|
|
|
|
|
by SeanLuke
1677 days ago
|
|
The other examples he gave trade off significant math deficiencies for small speed gains. But flushing subnormals to zero can produce a MASSIVE speed gain. Like 1000x. And including subnormals isn't necessarily good floating point practice -- they were rather controversial during the development of IEEE 754 as I understand it. The tradeoff here is markedly different than in the other cases. |
|
For example Zen CPUs have negligible penalties for handling denormals, but many Intel models have a penalty between 100 and 200 clock cycles for an operation with denormals.
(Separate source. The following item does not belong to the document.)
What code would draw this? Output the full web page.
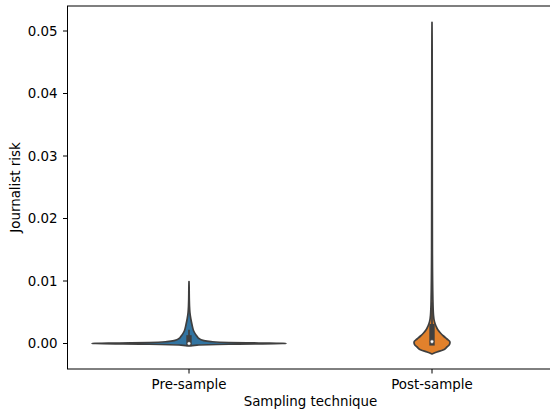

Even on the CPU models with slow denormal processing, a speedup between 100 and 1000 exists only for the operation with denormals itself and only when the operation belonged to a stream of operations working at the maximum CPU SIMD speed, when during the one hundred and something lost clock cycles the CPU could have done 4 or 8 operations during every clock cycle.
Any complete computations cannot have a significant percentage of operations with denormals, unless they are written in an extremely bad way.
So for a complete computation, even on the models with bad denormal handling, a speedup of more than a few times would be abnormal.
The only controversy that has ever existed about denormals is that handling them at full speed increases the cost of the FPU, so lazy or greedy companies, i.e. mainly Intel, have preferred to add the flush-to-zero option for gamers, instead of designing the FPU in the right way.
When the correctness of the results is not important, like in many graphic or machine-learning applications, using flush-to-zero is OK, otherwise it is not.